Key facts
- A survey found 83.7% of foreign workers are interested in working outside Japan.
- South Korea is the most preferred destination for foreign workers seeking opportunities abroad.
- Low wages and the weak yen are driving foreign workers to consider other countries.
- The Bank of Japan's continued accommodative monetary policy contrasts with the US Federal Reserve's rate hikes.
- Japan's trade deficit, driven by energy import costs, contributes to the yen's weakness.
Japan's appeal to foreign workers is diminishing, with a new survey indicating that low wages and the weak yen are causing many to look for employment opportunities elsewhere. The survey found that 83.7% of foreign workers are interested in working outside of Japan, with South Korea identified as the top choice.

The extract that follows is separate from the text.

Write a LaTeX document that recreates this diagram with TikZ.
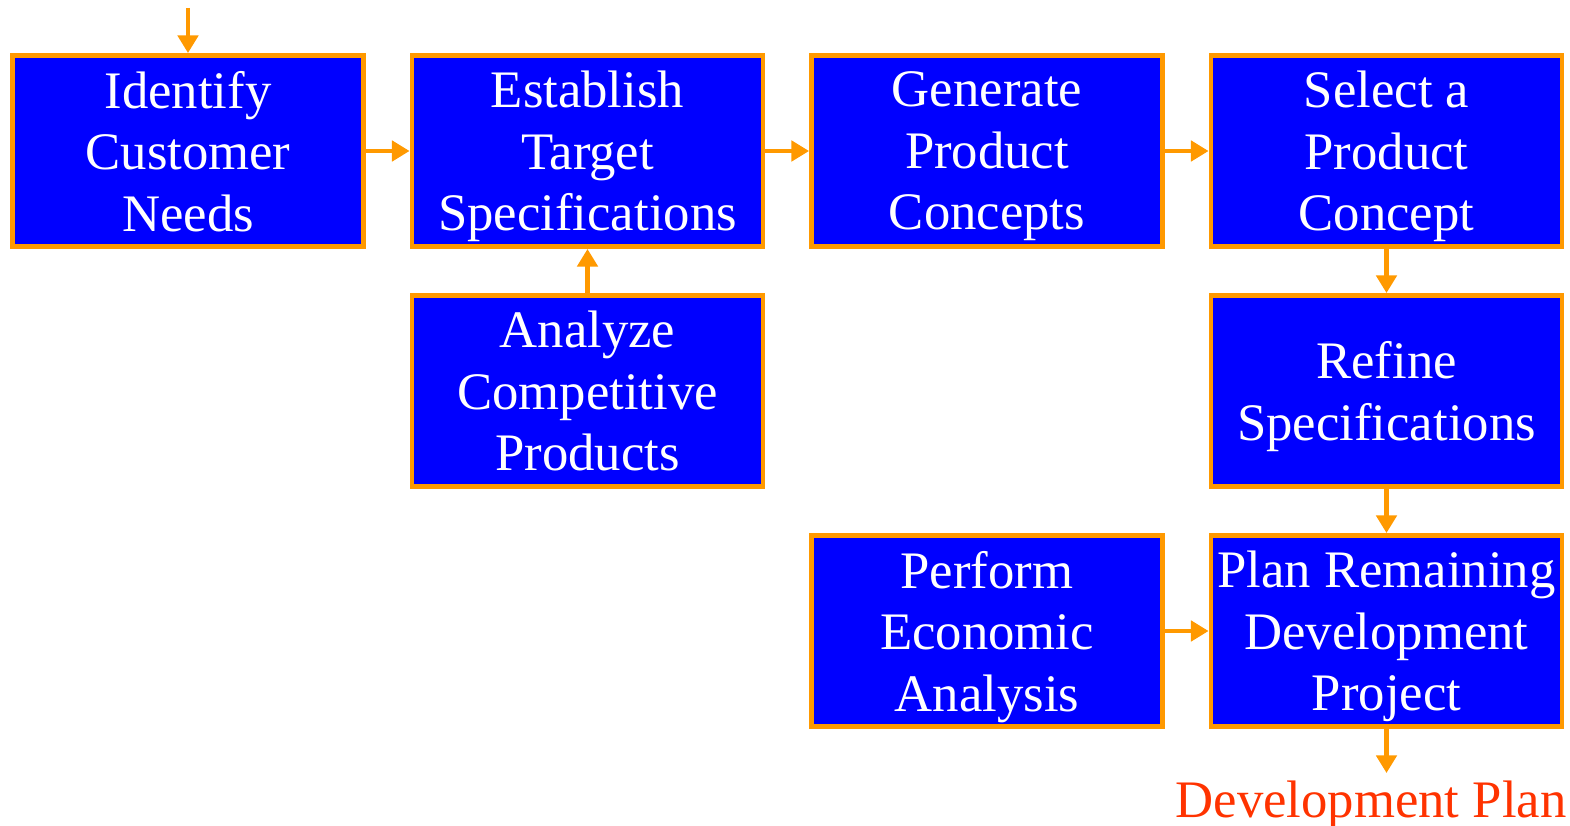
\documentclass[tikz,border=0pt]{standalone}
\usepackage{fontspec}
\setmainfont{Liberation Serif}
\usetikzlibrary{arrows.meta}
\definecolor{stepblue}{RGB}{0,0,255}
\definecolor{steporange}{RGB}{255,153,0}
\definecolor{planred}{RGB}{255,51,0}
\begin{document}
\begin{tikzpicture}[
        stepbox/.style={draw=steporange,fill=stepblue,line width=2.8pt,minimum width=7.02cm,minimum height=3.82cm,
            inner sep=0pt,align=center,text=white,text depth=0pt,font=\fontsize{30}{35}\selectfont},
        flow/.style={draw=steporange,line width=2.3pt,-{Triangle[width=11.5pt,length=10pt]}}
    ]
            \useasboundingbox (0,0) rectangle (31.4,-16.52);
            % first row
            \node[stepbox] (needs) at (3.76,-3.02) {Identify\\Customer\\Needs};
            \node[stepbox] (target) at (11.75,-3.02) {Establish\\Target\\Specifications};
            \node[stepbox] (generate) at (19.74,-3.02) {Generate\\Product\\Concepts};
            \node[stepbox] (select) at (27.73,-3.02) {Select a\\Product\\Concept};
            % second row
            \node[stepbox] (analyze) at (11.75,-7.82) {Analyze\\Competitive\\Products};
            \node[stepbox] (refine) at (27.73,-7.82) {Refine\\Specifications};
            % third row
            \node[stepbox] (economic) at (19.74,-12.62) {Perform\\Economic\\Analysis};
            \node[stepbox] (remaining) at (27.73,-12.62) {Plan Remaining\\Development\\Project};
            \node[text=planred,font=\fontsize{30}{35}\selectfont] (plan) at (27.42,-16.1) {Development Plan};
            \coordinate (start) at (needs.north |- 0,-0.16);
            \coordinate (finish) at (remaining.south |- 0,-15.46);
            \draw[flow] (start) -- (needs);
            \foreach \a/\b in {needs/target,target/generate,generate/select,economic/remaining}{
                    \draw[flow] (\a.east) -- (\b.west);
                }
            \draw[flow] (analyze) -- (target);
            \draw[flow] (select) -- (refine);
            \draw[flow] (refine) -- (remaining);
            \draw[flow] (remaining) -- (finish);
\end{tikzpicture}
\end{document}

The Japanese yen has significantly weakened against the US dollar, a trend attributed to divergent monetary policies. The Bank of Japan continues to maintain an accommodative stance, including negative interest rates and extensive asset purchases, to stimulate its economy. In contrast, the US Federal Reserve has been raising interest rates to combat inflation, making US assets more attractive to investors seeking higher returns.
Japan's relatively slow economic growth compared to the United States further exacerbates the situation. The U.S. ranks 7th in the Covid Economic Recovery Index, while Japan is 19th. Additionally, Japan's trade balance is negatively impacted by its high reliance on imported energy, leading to increased import costs and a greater supply of yen on the foreign exchange market, which devalues the currency.
While a weaker yen makes Japanese exports more competitive and tourism more affordable, it also leads to higher import costs for essential goods like energy and food, potentially contributing to inflation. However, the article notes that Japan remains relatively affordable compared to other countries globally. The weaker yen could also attract foreign investment as assets become cheaper for those holding stronger currencies, potentially creating employment opportunities.